Source material:
※ ※ ※

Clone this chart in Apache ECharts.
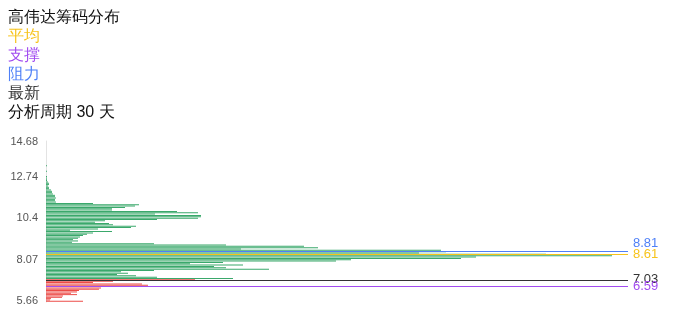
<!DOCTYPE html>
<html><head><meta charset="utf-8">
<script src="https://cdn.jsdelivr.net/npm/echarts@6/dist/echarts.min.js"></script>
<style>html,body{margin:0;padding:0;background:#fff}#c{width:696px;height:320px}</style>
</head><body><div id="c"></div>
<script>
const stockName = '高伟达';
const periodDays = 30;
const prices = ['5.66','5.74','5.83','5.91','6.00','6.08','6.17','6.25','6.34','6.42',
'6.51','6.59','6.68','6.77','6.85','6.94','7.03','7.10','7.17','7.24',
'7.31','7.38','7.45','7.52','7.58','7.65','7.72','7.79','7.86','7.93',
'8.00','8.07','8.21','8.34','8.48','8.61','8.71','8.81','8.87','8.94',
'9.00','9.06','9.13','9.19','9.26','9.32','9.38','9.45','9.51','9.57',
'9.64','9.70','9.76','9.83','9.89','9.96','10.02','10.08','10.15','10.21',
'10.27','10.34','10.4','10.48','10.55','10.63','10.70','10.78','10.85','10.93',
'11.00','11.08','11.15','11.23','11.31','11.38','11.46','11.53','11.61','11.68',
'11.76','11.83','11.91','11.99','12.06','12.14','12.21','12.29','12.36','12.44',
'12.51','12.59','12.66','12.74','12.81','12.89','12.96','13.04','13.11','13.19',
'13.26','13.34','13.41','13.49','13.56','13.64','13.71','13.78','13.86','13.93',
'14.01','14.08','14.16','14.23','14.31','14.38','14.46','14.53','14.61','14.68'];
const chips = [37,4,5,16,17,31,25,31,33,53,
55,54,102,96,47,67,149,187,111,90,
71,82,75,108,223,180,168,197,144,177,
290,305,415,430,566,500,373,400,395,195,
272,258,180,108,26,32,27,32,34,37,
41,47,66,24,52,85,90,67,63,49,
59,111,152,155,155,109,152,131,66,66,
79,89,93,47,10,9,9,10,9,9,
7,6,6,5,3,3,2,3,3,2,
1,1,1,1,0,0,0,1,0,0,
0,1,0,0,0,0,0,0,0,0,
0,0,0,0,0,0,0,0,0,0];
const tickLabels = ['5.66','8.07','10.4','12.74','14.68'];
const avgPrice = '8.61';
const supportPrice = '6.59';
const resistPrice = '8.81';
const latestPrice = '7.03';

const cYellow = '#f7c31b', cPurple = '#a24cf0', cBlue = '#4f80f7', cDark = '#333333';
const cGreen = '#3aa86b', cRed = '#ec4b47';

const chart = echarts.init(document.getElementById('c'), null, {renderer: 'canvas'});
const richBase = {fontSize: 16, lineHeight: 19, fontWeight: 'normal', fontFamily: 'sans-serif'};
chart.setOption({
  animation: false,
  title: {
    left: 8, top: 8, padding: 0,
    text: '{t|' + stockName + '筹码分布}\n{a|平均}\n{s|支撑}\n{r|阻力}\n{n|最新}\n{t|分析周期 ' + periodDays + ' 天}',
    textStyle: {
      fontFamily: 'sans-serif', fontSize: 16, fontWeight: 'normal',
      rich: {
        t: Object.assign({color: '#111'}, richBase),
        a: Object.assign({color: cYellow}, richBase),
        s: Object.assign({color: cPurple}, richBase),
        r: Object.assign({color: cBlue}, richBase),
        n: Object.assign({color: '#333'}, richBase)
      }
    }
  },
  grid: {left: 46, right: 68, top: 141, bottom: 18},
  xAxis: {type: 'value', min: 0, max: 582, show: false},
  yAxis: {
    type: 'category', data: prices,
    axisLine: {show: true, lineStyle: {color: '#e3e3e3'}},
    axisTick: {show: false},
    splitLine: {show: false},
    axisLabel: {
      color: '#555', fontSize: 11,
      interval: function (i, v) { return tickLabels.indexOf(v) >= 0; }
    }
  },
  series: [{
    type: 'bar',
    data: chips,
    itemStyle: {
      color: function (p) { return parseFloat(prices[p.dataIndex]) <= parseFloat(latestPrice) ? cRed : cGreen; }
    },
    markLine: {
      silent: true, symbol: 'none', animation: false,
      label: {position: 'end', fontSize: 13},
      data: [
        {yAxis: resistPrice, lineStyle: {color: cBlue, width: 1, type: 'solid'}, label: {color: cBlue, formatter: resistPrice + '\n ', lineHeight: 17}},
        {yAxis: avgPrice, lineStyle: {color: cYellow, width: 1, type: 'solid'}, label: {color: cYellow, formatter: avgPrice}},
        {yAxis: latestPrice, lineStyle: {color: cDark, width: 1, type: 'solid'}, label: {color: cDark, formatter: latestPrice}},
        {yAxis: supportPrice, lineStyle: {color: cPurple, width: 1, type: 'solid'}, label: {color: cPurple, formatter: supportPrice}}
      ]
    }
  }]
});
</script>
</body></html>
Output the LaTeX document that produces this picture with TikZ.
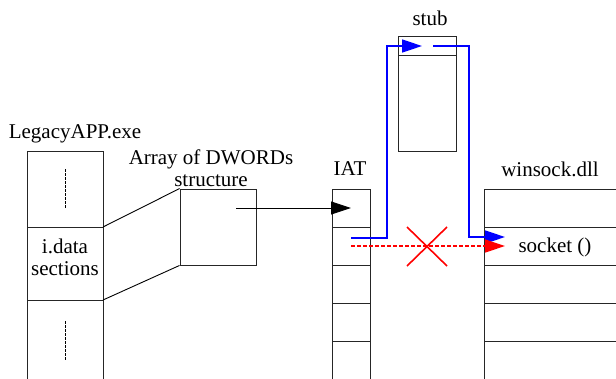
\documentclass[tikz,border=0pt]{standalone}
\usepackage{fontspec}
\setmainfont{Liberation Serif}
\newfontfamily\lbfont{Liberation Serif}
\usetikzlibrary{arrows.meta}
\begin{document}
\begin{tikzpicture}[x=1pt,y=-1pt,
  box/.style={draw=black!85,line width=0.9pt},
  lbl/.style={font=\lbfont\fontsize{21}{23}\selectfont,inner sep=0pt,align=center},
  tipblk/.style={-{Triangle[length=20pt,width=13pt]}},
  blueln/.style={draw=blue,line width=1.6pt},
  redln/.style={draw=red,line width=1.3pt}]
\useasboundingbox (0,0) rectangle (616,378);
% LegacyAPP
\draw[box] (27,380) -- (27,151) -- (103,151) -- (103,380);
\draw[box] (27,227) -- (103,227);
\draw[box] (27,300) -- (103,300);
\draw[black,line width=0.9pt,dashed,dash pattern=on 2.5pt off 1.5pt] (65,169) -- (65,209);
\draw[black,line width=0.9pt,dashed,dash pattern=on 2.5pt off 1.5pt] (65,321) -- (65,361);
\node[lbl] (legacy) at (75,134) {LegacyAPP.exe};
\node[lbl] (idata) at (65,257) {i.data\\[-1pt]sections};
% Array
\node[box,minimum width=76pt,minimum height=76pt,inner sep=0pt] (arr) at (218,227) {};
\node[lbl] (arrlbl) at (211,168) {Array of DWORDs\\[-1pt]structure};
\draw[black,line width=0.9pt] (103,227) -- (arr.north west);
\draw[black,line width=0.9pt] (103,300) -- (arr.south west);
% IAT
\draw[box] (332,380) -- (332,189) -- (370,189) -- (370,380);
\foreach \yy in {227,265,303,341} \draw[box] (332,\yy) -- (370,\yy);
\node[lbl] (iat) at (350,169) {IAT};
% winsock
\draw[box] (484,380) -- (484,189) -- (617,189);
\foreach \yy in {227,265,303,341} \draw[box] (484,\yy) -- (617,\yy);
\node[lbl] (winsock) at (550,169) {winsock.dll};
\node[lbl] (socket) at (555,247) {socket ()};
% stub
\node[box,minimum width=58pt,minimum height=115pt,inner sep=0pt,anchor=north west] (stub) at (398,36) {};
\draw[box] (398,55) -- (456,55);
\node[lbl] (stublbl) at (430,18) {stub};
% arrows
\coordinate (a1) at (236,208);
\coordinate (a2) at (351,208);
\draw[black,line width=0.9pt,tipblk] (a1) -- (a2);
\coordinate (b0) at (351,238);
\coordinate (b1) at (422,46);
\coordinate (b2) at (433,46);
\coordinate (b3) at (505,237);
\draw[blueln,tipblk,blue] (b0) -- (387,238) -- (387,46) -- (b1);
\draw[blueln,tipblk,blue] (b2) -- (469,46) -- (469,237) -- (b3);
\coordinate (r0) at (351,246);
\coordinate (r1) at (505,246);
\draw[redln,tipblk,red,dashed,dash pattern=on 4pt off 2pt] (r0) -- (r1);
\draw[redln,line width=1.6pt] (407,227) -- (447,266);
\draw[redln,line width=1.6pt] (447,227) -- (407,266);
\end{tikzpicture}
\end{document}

※ ※ ※

What is asked: In the entries above, identify each line that includes the string "this", then copy it.

Response:
Clone this chart in Apache ECharts.
Output the LaTeX document that produces this picture with TikZ.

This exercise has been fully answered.